Directive → Starting at the top of the listing, extract every line up to and including the one with "const textColor = '#231f20';". Pictures stay out of the copy.

Data segment →
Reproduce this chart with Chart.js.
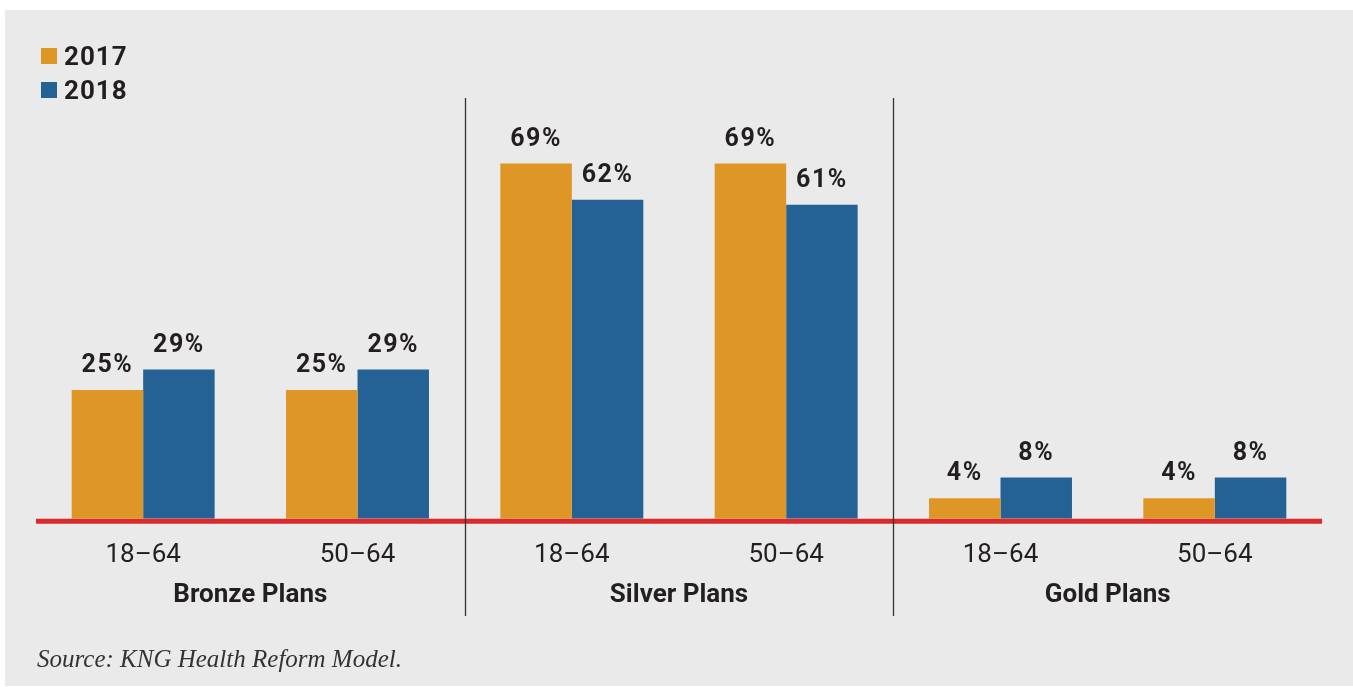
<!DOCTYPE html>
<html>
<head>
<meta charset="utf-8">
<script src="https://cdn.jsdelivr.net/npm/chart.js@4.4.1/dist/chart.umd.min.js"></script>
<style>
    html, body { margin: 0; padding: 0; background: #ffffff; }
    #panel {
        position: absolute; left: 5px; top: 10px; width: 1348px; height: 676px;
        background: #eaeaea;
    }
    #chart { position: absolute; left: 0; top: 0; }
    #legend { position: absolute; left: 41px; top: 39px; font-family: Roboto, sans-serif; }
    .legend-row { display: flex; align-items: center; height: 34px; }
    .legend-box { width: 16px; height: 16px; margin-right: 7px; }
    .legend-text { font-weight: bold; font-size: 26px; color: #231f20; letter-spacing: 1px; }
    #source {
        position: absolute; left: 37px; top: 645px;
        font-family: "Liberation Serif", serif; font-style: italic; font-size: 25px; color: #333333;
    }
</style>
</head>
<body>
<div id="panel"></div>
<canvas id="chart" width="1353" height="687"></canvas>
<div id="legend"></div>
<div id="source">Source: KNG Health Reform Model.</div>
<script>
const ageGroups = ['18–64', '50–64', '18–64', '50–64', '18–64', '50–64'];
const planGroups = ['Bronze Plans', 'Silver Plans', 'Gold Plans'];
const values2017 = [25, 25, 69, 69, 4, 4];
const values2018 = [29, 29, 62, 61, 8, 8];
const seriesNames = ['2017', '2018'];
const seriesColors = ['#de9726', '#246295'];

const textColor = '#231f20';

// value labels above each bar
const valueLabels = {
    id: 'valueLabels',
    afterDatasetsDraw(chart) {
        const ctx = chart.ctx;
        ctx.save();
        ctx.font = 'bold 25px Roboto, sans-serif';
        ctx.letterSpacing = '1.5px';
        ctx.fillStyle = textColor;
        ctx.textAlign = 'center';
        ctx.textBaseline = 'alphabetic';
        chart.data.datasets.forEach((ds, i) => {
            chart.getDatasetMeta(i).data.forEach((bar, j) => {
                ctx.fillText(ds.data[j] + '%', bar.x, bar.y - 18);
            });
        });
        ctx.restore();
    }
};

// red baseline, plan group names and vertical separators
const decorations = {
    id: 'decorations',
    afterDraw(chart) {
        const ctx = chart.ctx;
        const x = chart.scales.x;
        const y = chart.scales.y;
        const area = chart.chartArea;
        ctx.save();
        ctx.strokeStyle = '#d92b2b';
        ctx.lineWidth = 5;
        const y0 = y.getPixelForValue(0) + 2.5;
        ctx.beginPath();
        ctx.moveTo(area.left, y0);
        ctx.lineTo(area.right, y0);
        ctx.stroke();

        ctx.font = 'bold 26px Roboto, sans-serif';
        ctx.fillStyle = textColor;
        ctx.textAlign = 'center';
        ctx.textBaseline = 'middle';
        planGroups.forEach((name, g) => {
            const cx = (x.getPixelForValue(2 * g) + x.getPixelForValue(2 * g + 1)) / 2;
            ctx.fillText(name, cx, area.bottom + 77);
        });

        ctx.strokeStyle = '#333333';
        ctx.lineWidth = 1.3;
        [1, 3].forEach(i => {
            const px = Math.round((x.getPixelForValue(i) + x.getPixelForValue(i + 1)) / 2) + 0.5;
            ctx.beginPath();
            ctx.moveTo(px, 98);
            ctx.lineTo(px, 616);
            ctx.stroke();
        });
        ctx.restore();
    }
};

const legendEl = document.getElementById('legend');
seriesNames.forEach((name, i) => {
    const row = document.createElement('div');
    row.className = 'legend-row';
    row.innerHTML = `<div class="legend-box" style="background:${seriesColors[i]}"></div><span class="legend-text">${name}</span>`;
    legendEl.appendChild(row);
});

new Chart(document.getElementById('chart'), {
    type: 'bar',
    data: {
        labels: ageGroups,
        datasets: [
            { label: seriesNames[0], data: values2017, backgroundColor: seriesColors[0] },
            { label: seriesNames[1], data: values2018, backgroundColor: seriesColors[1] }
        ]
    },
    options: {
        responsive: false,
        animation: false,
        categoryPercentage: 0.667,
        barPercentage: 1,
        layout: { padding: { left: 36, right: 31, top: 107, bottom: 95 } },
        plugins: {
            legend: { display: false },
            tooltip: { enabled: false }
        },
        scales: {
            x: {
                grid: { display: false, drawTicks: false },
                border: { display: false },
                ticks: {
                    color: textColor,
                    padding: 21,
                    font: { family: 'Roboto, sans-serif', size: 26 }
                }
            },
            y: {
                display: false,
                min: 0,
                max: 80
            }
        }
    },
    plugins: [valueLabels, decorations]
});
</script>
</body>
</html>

Output for this task →
Reproduce this chart with Chart.js.
<!DOCTYPE html>
<html>
<head>
<meta charset="utf-8">
<script src="https://cdn.jsdelivr.net/npm/chart.js@4.4.1/dist/chart.umd.min.js"></script>
<style>
    html, body { margin: 0; padding: 0; background: #ffffff; }
    #panel {
        position: absolute; left: 5px; top: 10px; width: 1348px; height: 676px;
        background: #eaeaea;
    }
    #chart { position: absolute; left: 0; top: 0; }
    #legend { position: absolute; left: 41px; top: 39px; font-family: Roboto, sans-serif; }
    .legend-row { display: flex; align-items: center; height: 34px; }
    .legend-box { width: 16px; height: 16px; margin-right: 7px; }
    .legend-text { font-weight: bold; font-size: 26px; color: #231f20; letter-spacing: 1px; }
    #source {
        position: absolute; left: 37px; top: 645px;
        font-family: "Liberation Serif", serif; font-style: italic; font-size: 25px; color: #333333;
    }
</style>
</head>
<body>
<div id="panel"></div>
<canvas id="chart" width="1353" height="687"></canvas>
<div id="legend"></div>
<div id="source">Source: KNG Health Reform Model.</div>
<script>
const ageGroups = ['18–64', '50–64', '18–64', '50–64', '18–64', '50–64'];
const planGroups = ['Bronze Plans', 'Silver Plans', 'Gold Plans'];
const values2017 = [25, 25, 69, 69, 4, 4];
const values2018 = [29, 29, 62, 61, 8, 8];
const seriesNames = ['2017', '2018'];
const seriesColors = ['#de9726', '#246295'];

const textColor = '#231f20';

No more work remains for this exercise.